Wire mesh and wrought baskets are fabricated from formed steel bar or wire that is welded into a grid or basket-weave structure. Because the wall sections are thin and open, these baskets carry far less thermal mass than a cast equivalent of the same size. That difference is not trivial: in gas carburizing or vacuum brazing furnaces, every kilogram of fixture mass has to be heated and cooled along with the workpieces, and a lighter basket can reduce the cycle time and the associated energy cost by a measurable margin.
The open mesh structure also allows quenching oil, protective gas, or vacuum atmosphere to reach the workpiece surface more evenly, which is exactly why mesh screens are standard equipment in vacuum brazing and low-pressure carburizing furnaces. For small fasteners, bearing components, or thin-walled parts that do not generate heavy point loads, a welded mesh basket is usually lighter on the crane, easier to load by robot arm, and less expensive to replace when it eventually wears out.
The comparison above becomes easier to apply once you see how these structures are actually built. The selection below shows both cast and welded mesh basket designs used across vacuum, roller hearth, and multi-purpose furnace applications.
From stackable vacuum furnace baskets to welded mesh screens and combined charging baskets, each design is engineered for a specific furnace type, load profile and temperature range.

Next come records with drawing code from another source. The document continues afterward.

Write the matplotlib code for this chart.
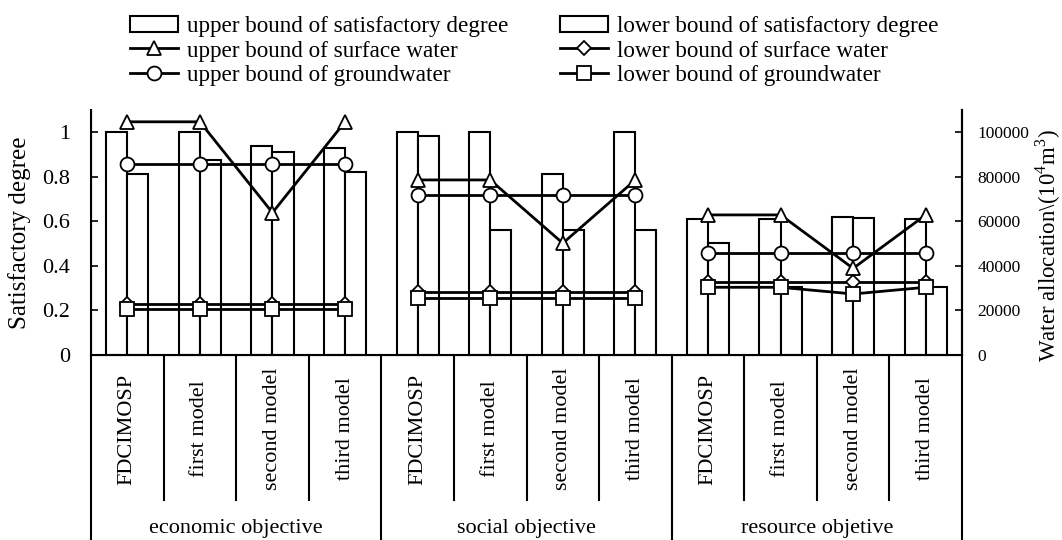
import matplotlib
matplotlib.use("Agg")
import matplotlib.pyplot as plt
import matplotlib.transforms as mtransforms
from matplotlib.patches import Patch
from matplotlib.lines import Line2D
import numpy as np

plt.rcParams['font.family'] = ['Liberation Serif', 'DejaVu Serif']
plt.rcParams['mathtext.fontset'] = 'custom'
plt.rcParams['mathtext.rm'] = 'Liberation Serif'

# data
groups = ['economic objective', 'social objective', 'resource objetive']
models = ['FDCIMOSP', 'first model', 'second model', 'third model']

sat_upper = [1.0, 1.0, 0.94, 0.931,
             1.0, 1.0, 0.811, 1.0,
             0.611, 0.611, 0.621, 0.611]
sat_lower = [0.811, 0.874, 0.913, 0.823,
             0.982, 0.561, 0.561, 0.561,
             0.502, 0.307, 0.614, 0.307]

surface_upper = [104700, 104700, 63900, 104700,
                 78600, 78600, 50200, 78600,
                 62900, 62900, 38900, 62900]
surface_lower = [22900, 22900, 22900, 22900,
                 28400, 28400, 28400, 28400,
                 32900, 32900, 32900, 32900]
ground_upper = [85600, 85600, 85600, 85600,
                71800, 71800, 71800, 71800,
                45700, 45700, 45700, 45700]
ground_lower = [20700, 20700, 20700, 20700,
                25500, 25500, 25500, 25500,
                30400, 30400, 27400, 30400]

fig = plt.figure(figsize=(10.62, 5.40), dpi=100)
ax = fig.add_axes([91 / 1062, 1 - 355 / 540, 871 / 1062, 245 / 540])

x = np.arange(len(sat_upper))
w = 0.29
ax.bar(x - w / 2, sat_upper, width=w, color='white', edgecolor='black', linewidth=1.5)
ax.bar(x + w / 2, sat_lower, width=w, color='white', edgecolor='black', linewidth=1.5)
ax.set_xlim(-0.5, 11.5)
ax.set_ylim(0, 1.1)
ax.set_yticks([0, 0.2, 0.4, 0.6, 0.8, 1.0])
ax.set_yticklabels(['0', '0.2', '0.4', '0.6', '0.8', '1'])
ax.tick_params(axis='y', direction='in', labelsize=16, width=1.2, length=5, pad=15)
ax.set_xticks([])
ax.spines['top'].set_visible(False)
for s in ['left', 'right', 'bottom']:
    ax.spines[s].set_linewidth(1.5)

ax2 = ax.twinx()
ax2.set_ylim(0, 110000)
ax2.set_yticks(range(0, 100001, 20000))
ax2.tick_params(axis='y', direction='in', labelsize=12.5, width=1.2, length=5, pad=11)
ax2.spines['top'].set_visible(False)
ax2.spines['right'].set_linewidth(1.5)

# axis titles
fig.text(20 / 1062, 1 - 232.5 / 540, 'Satisfactory degree', rotation=90,
         ha='center', va='center', fontsize=18)
fig.text(1048 / 1062, 1 - 246 / 540, 'Water allocation\\(10$^4$m$^3$)', rotation=90,
         ha='center', va='center', fontsize=16.5)

series = [
    (surface_upper, '^', 10),
    (surface_lower, 'D', 7),
    (ground_upper, 'o', 10),
    (ground_lower, 's', 10),
]
for vals, mk, ms in series:
    for g in range(3):
        idx = slice(g * 4, g * 4 + 4)
        ax2.plot(x[idx], vals[idx], color='black', lw=2, marker=mk,
                 markersize=ms, markerfacecolor='white',
                 markeredgecolor='black', markeredgewidth=1.3)

# category axis below
trans = mtransforms.blended_transform_factory(ax.transData, ax.transAxes)
for i in range(len(x) + 1):
    xb = i - 0.5
    y0 = -0.755 if i % 4 == 0 else -0.592
    ax.plot([xb, xb], [0, y0], transform=trans, color='black', lw=1.5, clip_on=False)
for i in range(len(x)):
    ax.text(i, -0.302, models[i % 4], transform=trans, rotation=90,
            ha='center', va='center', fontsize=16)
for g in range(3):
    ax.text(g * 4 + 1.5, -0.71, groups[g], transform=trans,
            ha='center', va='center', fontsize=16)

handles = [
    Patch(facecolor='white', edgecolor='black', linewidth=1.5),
    Line2D([], [], color='black', lw=2, marker='^', markersize=10,
           markerfacecolor='white', markeredgewidth=1.3),
    Line2D([], [], color='black', lw=2, marker='o', markersize=10,
           markerfacecolor='white', markeredgewidth=1.3),
    Patch(facecolor='white', edgecolor='black', linewidth=1.5),
    Line2D([], [], color='black', lw=2, marker='D', markersize=7,
           markerfacecolor='white', markeredgewidth=1.3),
    Line2D([], [], color='black', lw=2, marker='s', markersize=10,
           markerfacecolor='white', markeredgewidth=1.3),
]
labels = ['upper bound of satisfactory degree', 'upper bound of surface water',
          'upper bound of groundwater', 'lower bound of satisfactory degree',
          'lower bound of surface water', 'lower bound of groundwater']
fig.legend(handles, labels, ncol=2, loc='center', bbox_to_anchor=(534.5 / 1062, 1 - 51 / 540),
           frameon=False, fontsize=16.7, handlelength=2.07, handletextpad=0.39,
           columnspacing=2.24, labelspacing=0.15, borderpad=0)

fig.savefig('out.png', dpi=100)
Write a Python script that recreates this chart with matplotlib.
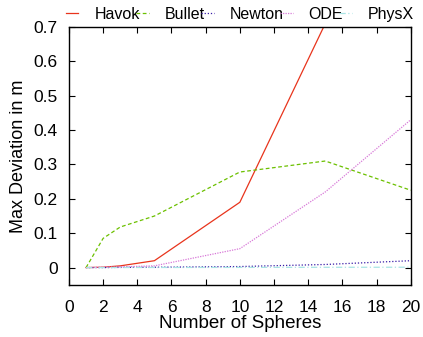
import matplotlib.pyplot as plt
import numpy as np

plt.rcParams['font.family'] = ['Liberation Sans', 'DejaVu Sans']

spheres = [1, 2, 3, 5, 10, 15, 20]
havok = [0.0, 0.001, 0.005, 0.02, 0.19, 0.71, 1.5]
bullet = [0.0, 0.085, 0.118, 0.15, 0.278, 0.31, 0.225]
newton = [0.0, 0.0, 0.0005, 0.001, 0.003, 0.009, 0.02]
ode = [0.0, 0.001, 0.002, 0.005, 0.055, 0.22, 0.43]
physx = [0.0, 0.0, 0.0002, 0.0003, 0.0005, 0.0008, 0.001]

fig = plt.figure(figsize=(4.23, 3.37), dpi=100)
ax = fig.add_axes([0.163, 0.155, 0.808, 0.765])

ax.plot(spheres, havok, color='#e8341c', lw=0.9, ls='-', label='Havok')
ax.plot(spheres, bullet, color='#6cc000', lw=0.9, ls=(0, (3, 2)), label='Bullet')
ax.plot(spheres, newton, color='#3a1ea8', lw=0.9, ls=(0, (1, 1.5)), label='Newton')
ax.plot(spheres, ode, color='#d878d8', lw=0.9, ls=(0, (1, 1)), label='ODE')
ax.plot(spheres, physx, color='#a8e4e4', lw=0.9, ls=(0, (5, 2, 1, 2)), label='PhysX')

ax.set_xlim(0, 20)
ax.set_ylim(-0.05, 0.7)
ax.set_xticks(np.arange(0, 21, 2))
ax.set_yticks(np.arange(0, 0.71, 0.1))
ax.set_yticklabels(['0', '0.1', '0.2', '0.3', '0.4', '0.5', '0.6', '0.7'])
ax.tick_params(direction='in', top=True, right=True, length=4, width=0.8, labelsize=12.5)
ax.tick_params(axis='x', pad=11)
ax.tick_params(axis='y', pad=8)
for s in ax.spines.values():
    s.set_linewidth(1.0)

ax.set_xlabel('Number of Spheres', fontsize=13.5, labelpad=0)
ax.set_ylabel('Max Deviation in m', fontsize=13, labelpad=5)

ax.legend(loc='lower left', bbox_to_anchor=(-0.01, 1.02, 1.02, 0.08), mode='expand',
          ncol=5, frameon=False, fontsize=11.5, handlelength=0.8, handletextpad=1.0,
          columnspacing=0.1, borderaxespad=0, borderpad=0)

fig.savefig('out.png', dpi=100)
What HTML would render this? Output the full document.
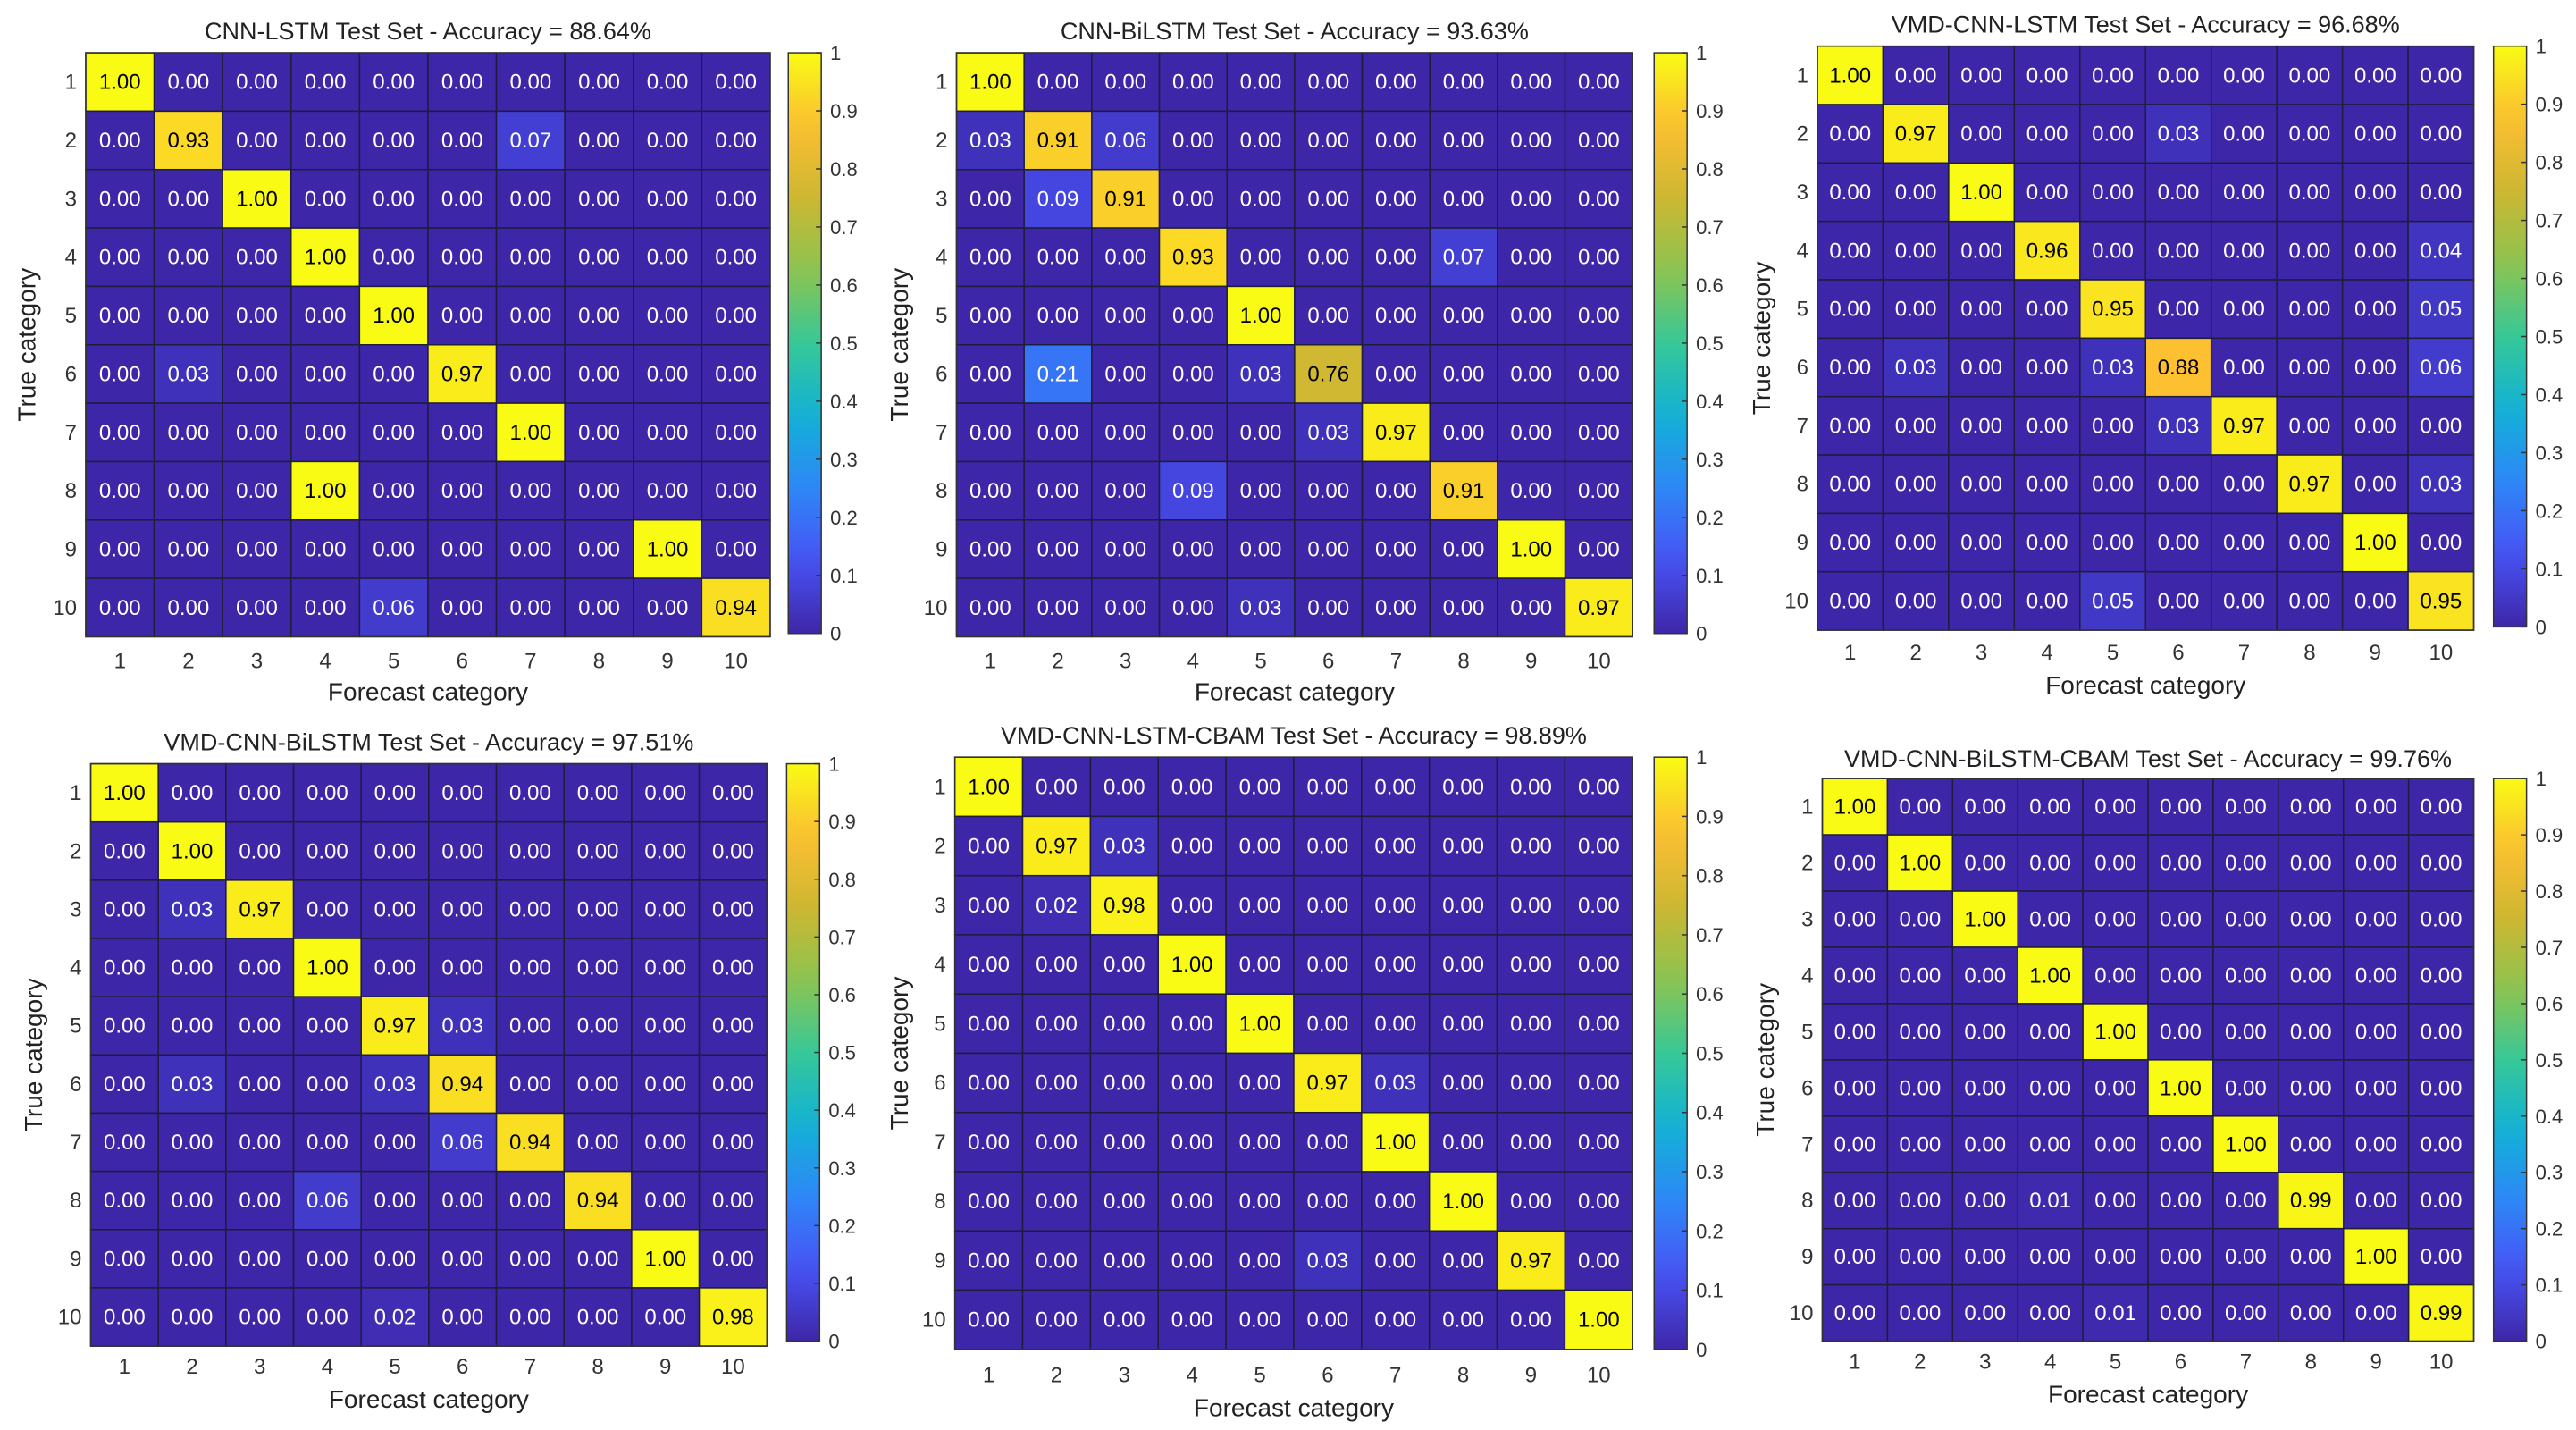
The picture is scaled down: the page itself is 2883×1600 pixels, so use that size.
<!DOCTYPE html>
<html><head><meta charset="utf-8">
<style>
html,body{margin:0;padding:0;background:#fff;}
svg{display:block;font-family:"Liberation Sans",Arial,sans-serif;}
</style></head>
<body>
<svg id="chart" width="2883" height="1600" viewBox="0 0 2883 1600" xmlns="http://www.w3.org/2000/svg"></svg>
<script>
const categories = [1,2,3,4,5,6,7,8,9,10];
const cbTicks = [0,0.1,0.2,0.3,0.4,0.5,0.6,0.7,0.8,0.9,1];
const cbTickLabels = ["0","0.1","0.2","0.3","0.4","0.5","0.6","0.7","0.8","0.9","1"];
const titles = [
 "CNN-LSTM Test Set - Accuracy = 88.64%",
 "CNN-BiLSTM Test Set - Accuracy = 93.63%",
 "VMD-CNN-LSTM Test Set - Accuracy = 96.68%",
 "VMD-CNN-BiLSTM Test Set - Accuracy = 97.51%",
 "VMD-CNN-LSTM-CBAM Test Set - Accuracy = 98.89%",
 "VMD-CNN-BiLSTM-CBAM Test Set - Accuracy = 99.76%"
];
// sparse non-zero entries: [row, col, value]
const m1 = [[1,1,1],[2,2,.93],[2,7,.07],[3,3,1],[4,4,1],[5,5,1],[6,2,.03],[6,6,.97],[7,7,1],[8,4,1],[9,9,1],[10,5,.06],[10,10,.94]];
const m2 = [[1,1,1],[2,1,.03],[2,2,.91],[2,3,.06],[3,2,.09],[3,3,.91],[4,4,.93],[4,8,.07],[5,5,1],[6,2,.21],[6,5,.03],[6,6,.76],[7,6,.03],[7,7,.97],[8,4,.09],[8,8,.91],[9,9,1],[10,5,.03],[10,10,.97]];
const m3 = [[1,1,1],[2,2,.97],[2,6,.03],[3,3,1],[4,4,.96],[4,10,.04],[5,5,.95],[5,10,.05],[6,2,.03],[6,5,.03],[6,6,.88],[6,10,.06],[7,6,.03],[7,7,.97],[8,8,.97],[8,10,.03],[9,9,1],[10,5,.05],[10,10,.95]];
const m4 = [[1,1,1],[2,2,1],[3,2,.03],[3,3,.97],[4,4,1],[5,5,.97],[5,6,.03],[6,2,.03],[6,5,.03],[6,6,.94],[7,6,.06],[7,7,.94],[8,4,.06],[8,8,.94],[9,9,1],[10,5,.02],[10,10,.98]];
const m5 = [[1,1,1],[2,2,.97],[2,3,.03],[3,2,.02],[3,3,.98],[4,4,1],[5,5,1],[6,6,.97],[6,7,.03],[7,7,1],[8,8,1],[9,6,.03],[9,9,.97],[10,10,1]];
const m6 = [[1,1,1],[2,2,1],[3,3,1],[4,4,1],[5,5,1],[6,6,1],[7,7,1],[8,4,.01],[8,8,.99],[9,9,1],[10,5,.01],[10,10,.99]];
const matrices = [m1,m2,m3,m4,m5,m6];

const S = 1.8457;
const layouts = [
 [52,467,32,386, 478,498,32,384, 19,400,419,16],
 [580,990,32,386, 1003,1023,32,384, 19,400,419,545],
 [1102,1500,28,382, 1512,1532,28,380, 15,395,415,1068],
 [55,465,463,816, 477,497,463,813, 450,828,848,20],
 [579,990,459,818, 1003,1023,459,818, 446,833,853,545],
 [1105,1500,472,813, 1512,1532,472,813, 460,825,845,1070]
];
const stops=[[0,[62,38,168]],[0.125,[72,82,244]],[0.25,[46,135,247]],[0.375,[18,177,214]],[0.5,[55,200,151]],[0.625,[140,196,80]],[0.75,[205,183,50]],[0.875,[252,190,50]],[1,[249,251,20]]];
function parula(v){
 v=Math.max(0,Math.min(1,v));
 for(let i=0;i<stops.length-1;i++){const[a,ca]=stops[i],[b,cb]=stops[i+1];
  if(v<=b){const t=(v-a)/(b-a);return `rgb(${ca.map((c,k)=>Math.round(c+(cb[k]-c)*t)).join(',')})`;}}
 return 'rgb(249,251,20)';
}
const NS="http://www.w3.org/2000/svg";
const svg=document.getElementById('chart');
function mk(tag,attrs,parent,text){const e=document.createElementNS(NS,tag);for(const k in attrs)e.setAttribute(k,attrs[k]);if(text!==undefined)e.textContent=text;(parent||svg).appendChild(e);return e;}

const defs=mk('defs',{});
const grad=mk('linearGradient',{id:'parulaGrad',x1:0,y1:1,x2:0,y2:0},defs);
for(let i=0;i<=20;i++){mk('stop',{offset:(i/20),'stop-color':parula(i/20)},grad);}

matrices.forEach((mat,p)=>{
 const L=layouts[p].map(v=>v*S);
 const [x0,x1,y0,y1,cx0,cx1,cy0,cy1,ty,xty,xly,ylx]=L;
 const g=mk('g',{});
 
 
 const n=categories.length;
 const cw=(x1-x0)/n,ch=(y1-y0)/n;
 const xScale=c=>x0+(c-1)*cw;
 const yScale=r=>y0+(r-1)*ch;
 const full=categories.map(()=>categories.map(()=>0));
 mat.forEach(([r,c,v])=>{full[r-1][c-1]=v;});
 const t=mk('text',{x:(x0+x1)/2,y:ty+9,'text-anchor':'middle','font-size':27,fill:'#222'},g,titles[p]);
 
 
 categories.forEach((r,ri)=>{categories.forEach((c,ci)=>{
  const v=full[ri][ci];
  const rect=mk('rect',{x:xScale(c),y:yScale(r),width:cw,height:ch,fill:parula(v),stroke:'#1e1e3a','stroke-width':1.5},g);
  
  
  const tx=mk('text',{x:xScale(c)+cw/2,y:yScale(r)+ch/2+8,'text-anchor':'middle','font-size':24,fill:v>=0.5?'#000':'#fff'},g,v.toFixed(2));
  
  
 });});
 mk('rect',{x:x0,y:y0,width:x1-x0,height:y1-y0,fill:'none',stroke:'#333','stroke-width':1.5},g);
 categories.forEach(c=>{
  const a=mk('text',{x:xScale(c)+cw/2,y:xty+9,'text-anchor':'middle','font-size':24,fill:'#333'},g,String(c));
  
  
  const b=mk('text',{x:x0-10,y:yScale(c)+ch/2+8,'text-anchor':'end','font-size':24,fill:'#333'},g,String(c));
  
  
 });
 const xl=mk('text',{x:(x0+x1)/2,y:xly+10,'text-anchor':'middle','font-size':28,fill:'#222'},g,'Forecast category');
 
 
 const yc=(y0+y1)/2;
 const yl=mk('text',{x:ylx+10,y:yc,'text-anchor':'middle','font-size':28,fill:'#222',transform:`rotate(-90 ${ylx+10} ${yc})`},g,'True category');
 
 
 const cb=mk('rect',{x:cx0,y:cy0,width:cx1-cx0,height:cy1-cy0,fill:'url(#parulaGrad)',stroke:'#333','stroke-width':1.5},g);
 
 
 const cbScale=v=>cy1-v*(cy1-cy0);
 cbTicks.forEach((v,i)=>{
  mk('line',{x1:cx1-6,x2:cx1,y1:cbScale(v),y2:cbScale(v),stroke:'#333','stroke-width':1.5},g);
  const l=mk('text',{x:cx1+10,y:cbScale(v)+8,'font-size':22,fill:'#333'},g,cbTickLabels[i]);
  
  
 });
});
</script>
</body></html>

A basket rarely works alone. It sits on a heat-treatment base tray, is positioned by a heat-treatment fixture, and often travels through the furnace on furnace rollers or a hearth roll designed for cast link belt furnaces. When evaluating cast versus mesh construction, it helps to look at the whole loading system rather than the basket in isolation.
For precision applications such as aerospace or bearing components, a precision casting basket built to tight support-point tolerances can reduce workpiece distortion by keeping spacing between internal supports below roughly 200 mm, which is a meaningful factor regardless of whether the outer shell is cast or welded.
Use the checklist below as a quick reference when specifying a new basket for an existing or new furnace line.
| Question | If yes, lean toward |
|---|---|
| Does the load exceed 150 kg per basket or include irregular, heavy parts | Cast basket |
| Does the furnace run continuously above 1000°C | Cast basket |
| Do parts need fast, even gas or oil penetration | Wire mesh basket |
| Is minimizing basket weight important for energy savings | Wire mesh basket |
| Is on-site field repair by welding a requirement | Wire mesh basket |
| Is long-term durability more important than upfront cost | Cast basket |
There is no single basket that is universally better, only a better fit for a given furnace, load, and temperature profile. Heavy, irregular loads in high-temperature, high-cycle furnaces call for a cast basket built from a wear resistant, thermal-fatigue resistant alloy. Light, evenly distributed loads that need fast atmosphere penetration and lower thermal mass are better served by a welded wire mesh basket. Many production lines actually use both: cast baskets for the heaviest, longest-running furnaces, and mesh baskets for lighter, faster-cycling processes, matching each fixture to the job it does best.